The indefatigable Debra Berman (South Texas) raised an interesting issue on the listserv, which has been posted here, asking if we are doing our students a disservice by over-emphasizing integrative bargaining in our negotiation courses. Her question is reminiscent of questions raised by James J. While, Gerald Wetlaufer, and Russell Korobkin among other over the years. In fact, White remarked in his book review of Getting to Yes for the Journal of Legal Education that GTY misses what really happens in negotiation – the distribution of value. We can debate whether that’s right or not, and Roger Fisher famously responded “I write about how I wish the world to be, not how it is” or something along those lines. And it’s important to note that Carrie Menkel-Meadow has discussed, in her famous 1984 article and other places, the work of integrative bargaining is much more challenging and interesting than simply engaging in distributive behavior.
No doubt, the intellectual challenge and call for creativity has drawn us in like moths to the flame. In comparison, the strategy of bargaining is relatively boring, and soon will be outsourced to machines with artificial intelligence to determine what our offers should be and whether we’re reaching a projected zone of potential agreement. Where’s the fun in that? Also, note the terminology we have developed to describe each – interest based, principled, or problem-solving compared to competitive or adversarial. Which do you think the academy favors?

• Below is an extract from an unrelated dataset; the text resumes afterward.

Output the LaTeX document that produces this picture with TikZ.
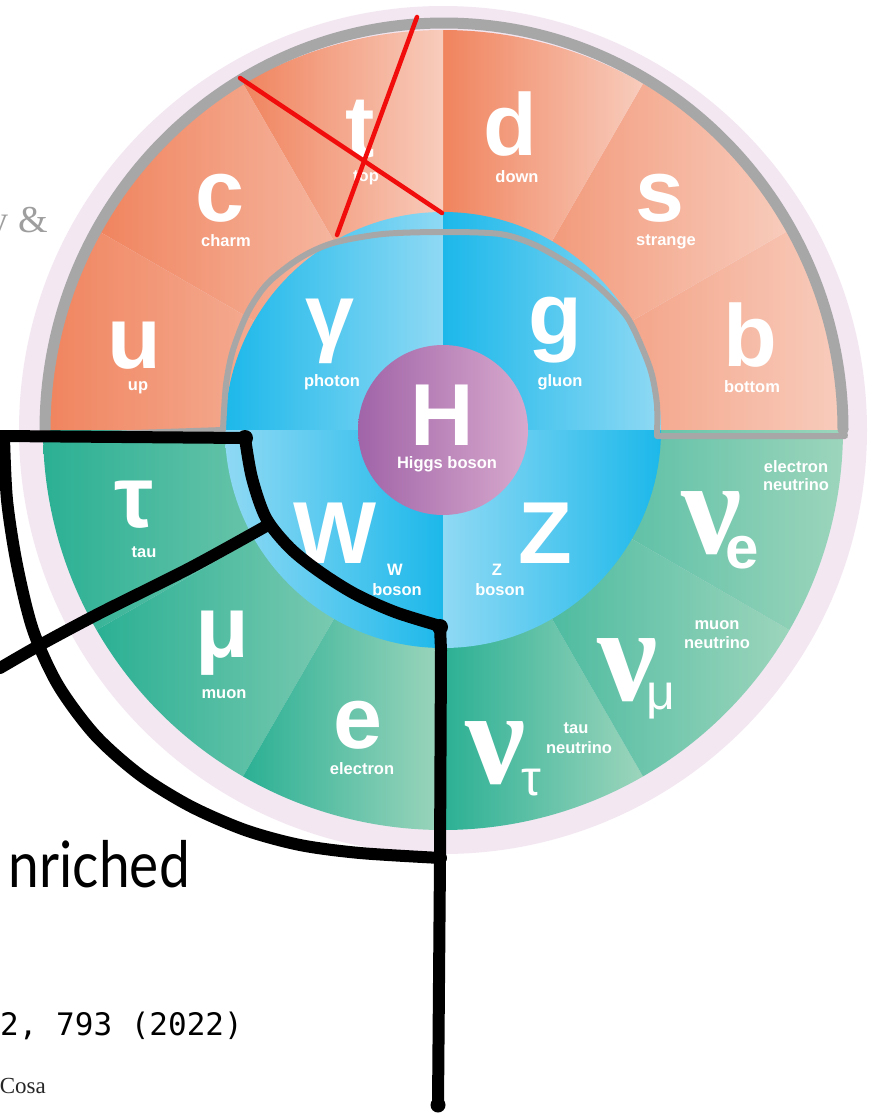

I am a firm believer that the most important concept in negotiation is the Negotiator’s Dilemma where by David Lax and James Sebenius describe creating and claiming value as opposite sides of the same coin called negotiation. Thus, to be a good at negotiating, you have to be good at both. There is no good or bad – they are simply are the tasks to be done. In Dispute Resolution & Lawyers: A Contemporary Approach (6th ed), my co-authors and I consciously moved away from the loaded terminology of the past to use the Negotiator’s Dilemma as the operational theme for the negotiation chapter. In fact, we like it so much that we’re getting close to submitting the manuscript for a spin-off negotiation book, Negotiation and Lawyers with a tentative April publication date to get these ideas out to a broader audience.
And yes, the GTY framework nicely fits within the Negotiator’s Dilemma theme, and both objective criteria and BATNA fit on the distributive side of the equation – as do other vital distributive negotiation lessons.